Kabid Humas Diskominfo Lampung Nurwan Adi, mengatakan kebijakan larangan peliputan di ruang rapat utama merupakan wewenang protokol dan Satpol PP.
"Mungkin itu kebijakan dari protokol dan Satpol PP. Sebenarnya mungkin bukan larangan, tetapi lebih ke penataan. Supaya ketika di dalam tidak terlalu ramai," kata Nurwan.
Acara silaturahmi Fokorpimda yang berlangsung di Ruang Rapat Utama Gubernur tersebut turut dihadiri para pejabat eselon II di lingkungan Pemerintah Provinsi Lampung. Pada acara tersebut , salah seorang Satuan Polisi Pamong Praja yang berjaga di depan ruang rapat utama gubernur. "Maaf, ini (acara pertemuan) tertutup buat media. Nanti ada konferensi persnya kok. Nanti dikabari sama protokol gubernur," ujar Satpol PP yang enggan menyebutkan namanya sambil memegangi handle pintu.
Ketua Aliansi Jurnalis Independen (AJI) Kota Bandarlampung Yoso Mulyawan menyayangkan kebijakan pelarangan liputan bagi jurnalis khusus di ruang rapat utama gubernur Lampung. Menurut AJI, hal itu merupakan pelanggaran terhadap UU Pers serta UU Nomor 14 Tahun 2008 tentang Keterbukaan Informasi Publik.

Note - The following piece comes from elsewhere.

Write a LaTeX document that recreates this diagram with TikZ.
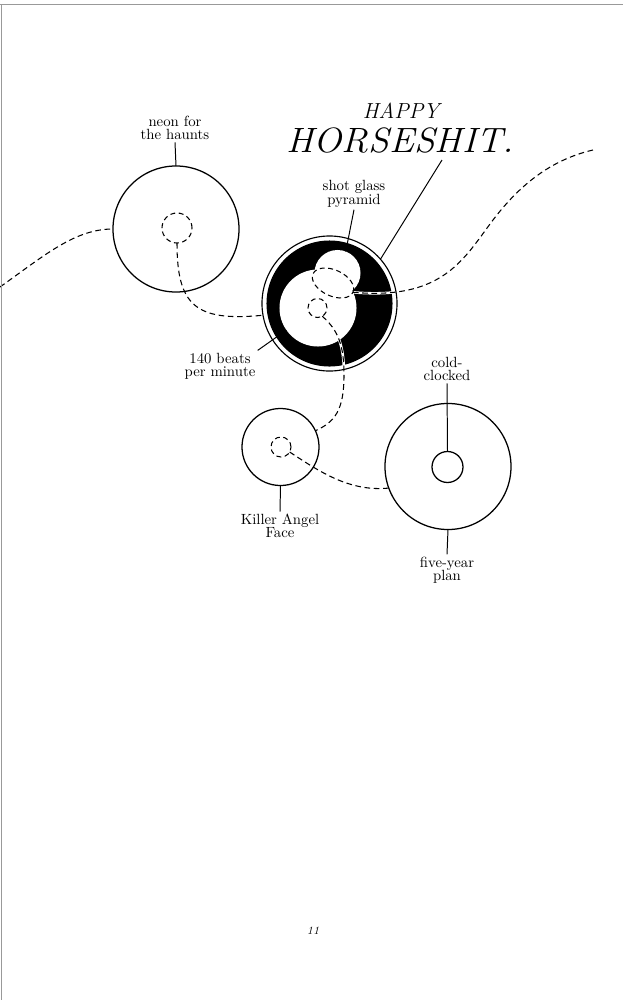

Menurut Yoso kemerdekaan pers merupakan hak asasi warga negara yang mendapat jaminan sesuai UU Nomor 40 Tahun 1999 tentang Pers, pasal 4, ayat 1. Dengan jaminan sebagai hak asasi warga negara tersebut, maka pers mempunyai hak mencari, memperoleh, dan menyebarluaskan gagasan dan informasi merujuk pasal 4 ayat 3.
“Oleh karena itu pula, pers harus bebas dari segala bentuk tindakan pencegahan, pelarangan, dan penekanan dari pihak-pihak tertentu termasuk institusi maupun narasumber perorangan. Tujuan akhirnya tak lain agar hak masyarakat untuk memperoleh informasi dapat terjamin,” kata Yoso.
Menurut Yoso, pembahasan-pembahasan dalam rapat-rapat di ruang rapat utama gubernur besar kemungkinan merupakan hal penting yang patut publik ketahui sebagai hak untuk mendapatkan informasi.
“Kami meminta masyarakat, termasuk institusi pemerintah, menghormati kerja jurnalistik dalam mencari informasi yang mendapat jaminan dalam UU Pers,” ujarnya,
Dalam pasal 18 UU Pers juga terdapat ketentuan pidana jika ada pelarangan liputan bagi jurnalis. Ayat 1 pasal 18 menyebutkan, setiap orang yang secara melawan hukum dengan sengaja melakukan tindakan yang berakibat menghambat atau menghalangi pelaksanaan ketentuan pasal 4 ayat 3, bisa dipidana dengan pidana penjara paling lama dua tahun atau denda paling banyak Rp 500 juta.